_DATA BLOCK_
+ + + +
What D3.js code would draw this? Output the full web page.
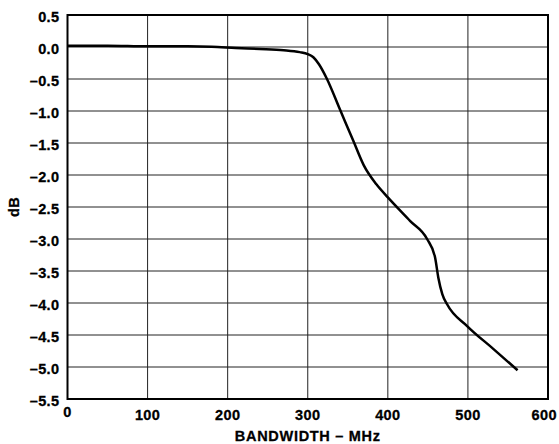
<!DOCTYPE html>
<html>
<head>
<meta charset="utf-8">
<script src="https://cdn.jsdelivr.net/npm/d3@7"></script>
<style>
  body { margin: 0; background: #fff; }
  text { font-family: "Liberation Sans", Arial, sans-serif; font-weight: bold; fill: #000; stroke: #000; stroke-width: 0.3px; }
</style>
</head>
<body>
<script>
// frequency response
var freqMHz = [0, 50, 100, 150, 180, 210, 240, 270, 290, 300, 307, 314, 324, 340, 357, 370, 386, 400, 428, 449, 459, 463, 468, 474, 499, 532, 562]
var gainDb = [0.02, 0.02, 0.01, 0.01, 0.005, -0.015, -0.03, -0.05, -0.08, -0.11, -0.16, -0.27, -0.5, -0.97, -1.47, -1.85, -2.15, -2.35, -2.72, -3.0, -3.29, -3.6, -3.86, -4.02, -4.36, -4.72, -5.05]

var xTicks = [0, 100, 200, 300, 400, 500, 600]
var yTicks = [0.5, 0, -0.5, -1, -1.5, -2, -2.5, -3, -3.5, -4, -4.5, -5, -5.5]

var margin = {top: 15, right: 11, bottom: 45, left: 67.5}
var width = 559 - margin.left - margin.right
var height = 444 - margin.top - margin.bottom

var x = d3.scaleLinear().domain([0, 600]).range([0, width])
var y = d3.scaleLinear().domain([-5.5, 0.5]).range([height, 0])

var svg = d3.select('body').append('svg')
  .attr('width', 559)
  .attr('height', 444)
  .append('g')
  .attr('transform', `translate(${margin.left}, ${margin.top})`)

// grid
svg.selectAll('.hgrid')
  .data(yTicks)
  .enter().append('line')
  .attr('x1', 0).attr('x2', width)
  .attr('y1', d => y(d)).attr('y2', d => y(d))
  .attr('stroke', '#222').attr('stroke-width', 1)
svg.selectAll('.vgrid')
  .data(xTicks)
  .enter().append('line')
  .attr('x1', d => x(d)).attr('x2', d => x(d))
  .attr('y1', 0).attr('y2', height)
  .attr('stroke', '#222').attr('stroke-width', 1)

// frame
svg.append('rect')
  .attr('width', width).attr('height', height)
  .attr('fill', 'none').attr('stroke', '#000').attr('stroke-width', 2)

// tick labels
svg.selectAll('.ylab')
  .data(yTicks)
  .enter().append('text')
  .attr('x', -8)
  .attr('y', d => y(d) + 2)
  .attr('dy', '0.36em')
  .attr('text-anchor', 'end')
  .style('font-size', '14.5px')
  .style('letter-spacing', '0.4px')
  .text(d => (d < 0 ? '\u2013' : '') + Math.abs(d).toFixed(1))

svg.selectAll('.xlab')
  .data(xTicks)
  .enter().append('text')
  .attr('x', d => d === 600 ? x(d) + 9 : x(d))
  .attr('y', d => height + (d === 0 ? 18 : 21))
  .attr('text-anchor', d => d === 600 ? 'end' : 'middle')
  .style('font-size', '14.5px')
  .style('letter-spacing', '0.4px')
  .text(d => d)

// axis titles
svg.append('text')
  .attr('x', width / 2)
  .attr('y', height + 42)
  .attr('text-anchor', 'middle')
  .style('font-size', '14.5px')
  .style('letter-spacing', '0.7px')
  .text('BANDWIDTH \u2013 MHz')

svg.append('text')
  .attr('transform', `translate(${-48.5}, ${height / 2}) rotate(-90)`)
  .attr('text-anchor', 'middle')
  .style('font-size', '14.5px')
  .style('letter-spacing', '0.4px')
  .text('dB')

// response curve
var data = freqMHz.map((f, i) => ({f: f, g: gainDb[i]}))
var line = d3.line()
  .x(d => x(d.f))
  .y(d => y(d.g))
  .curve(d3.curveMonotoneX)

svg.append('path')
  .datum(data)
  .attr('d', line)
  .attr('fill', 'none')
  .attr('stroke', '#000')
  .attr('stroke-width', 2.5)
  .attr('stroke-linejoin', 'round')
</script>
</body>
</html>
+ + + +
_WHAT IS NEEDED_
All of the lines above should be printed exactly, minus the pictures.

_SOLUTION TO THIS EXERCISE_
What D3.js code would draw this? Output the full web page.
<!DOCTYPE html>
<html>
<head>
<meta charset="utf-8">
<script src="https://cdn.jsdelivr.net/npm/d3@7"></script>
<style>
  body { margin: 0; background: #fff; }
  text { font-family: "Liberation Sans", Arial, sans-serif; font-weight: bold; fill: #000; stroke: #000; stroke-width: 0.3px; }
</style>
</head>
<body>
<script>
// frequency response
var freqMHz = [0, 50, 100, 150, 180, 210, 240, 270, 290, 300, 307, 314, 324, 340, 357, 370, 386, 400, 428, 449, 459, 463, 468, 474, 499, 532, 562]
var gainDb = [0.02, 0.02, 0.01, 0.01, 0.005, -0.015, -0.03, -0.05, -0.08, -0.11, -0.16, -0.27, -0.5, -0.97, -1.47, -1.85, -2.15, -2.35, -2.72, -3.0, -3.29, -3.6, -3.86, -4.02, -4.36, -4.72, -5.05]

var xTicks = [0, 100, 200, 300, 400, 500, 600]
var yTicks = [0.5, 0, -0.5, -1, -1.5, -2, -2.5, -3, -3.5, -4, -4.5, -5, -5.5]

var margin = {top: 15, right: 11, bottom: 45, left: 67.5}
var width = 559 - margin.left - margin.right
var height = 444 - margin.top - margin.bottom

var x = d3.scaleLinear().domain([0, 600]).range([0, width])
var y = d3.scaleLinear().domain([-5.5, 0.5]).range([height, 0])

var svg = d3.select('body').append('svg')
  .attr('width', 559)
  .attr('height', 444)
  .append('g')
  .attr('transform', `translate(${margin.left}, ${margin.top})`)

// grid
svg.selectAll('.hgrid')
  .data(yTicks)
  .enter().append('line')
  .attr('x1', 0).attr('x2', width)
  .attr('y1', d => y(d)).attr('y2', d => y(d))
  .attr('stroke', '#222').attr('stroke-width', 1)
svg.selectAll('.vgrid')
  .data(xTicks)
  .enter().append('line')
  .attr('x1', d => x(d)).attr('x2', d => x(d))
  .attr('y1', 0).attr('y2', height)
  .attr('stroke', '#222').attr('stroke-width', 1)

// frame
svg.append('rect')
  .attr('width', width).attr('height', height)
  .attr('fill', 'none').attr('stroke', '#000').attr('stroke-width', 2)

// tick labels
svg.selectAll('.ylab')
  .data(yTicks)
  .enter().append('text')
  .attr('x', -8)
  .attr('y', d => y(d) + 2)
  .attr('dy', '0.36em')
  .attr('text-anchor', 'end')
  .style('font-size', '14.5px')
  .style('letter-spacing', '0.4px')
  .text(d => (d < 0 ? '\u2013' : '') + Math.abs(d).toFixed(1))

svg.selectAll('.xlab')
  .data(xTicks)
  .enter().append('text')
  .attr('x', d => d === 600 ? x(d) + 9 : x(d))
  .attr('y', d => height + (d === 0 ? 18 : 21))
  .attr('text-anchor', d => d === 600 ? 'end' : 'middle')
  .style('font-size', '14.5px')
  .style('letter-spacing', '0.4px')
  .text(d => d)

// axis titles
svg.append('text')
  .attr('x', width / 2)
  .attr('y', height + 42)
  .attr('text-anchor', 'middle')
  .style('font-size', '14.5px')
  .style('letter-spacing', '0.7px')
  .text('BANDWIDTH \u2013 MHz')

svg.append('text')
  .attr('transform', `translate(${-48.5}, ${height / 2}) rotate(-90)`)
  .attr('text-anchor', 'middle')
  .style('font-size', '14.5px')
  .style('letter-spacing', '0.4px')
  .text('dB')

// response curve
var data = freqMHz.map((f, i) => ({f: f, g: gainDb[i]}))
var line = d3.line()
  .x(d => x(d.f))
  .y(d => y(d.g))
  .curve(d3.curveMonotoneX)

svg.append('path')
  .datum(data)
  .attr('d', line)
  .attr('fill', 'none')
  .attr('stroke', '#000')
  .attr('stroke-width', 2.5)
  .attr('stroke-linejoin', 'round')
</script>
</body>
</html>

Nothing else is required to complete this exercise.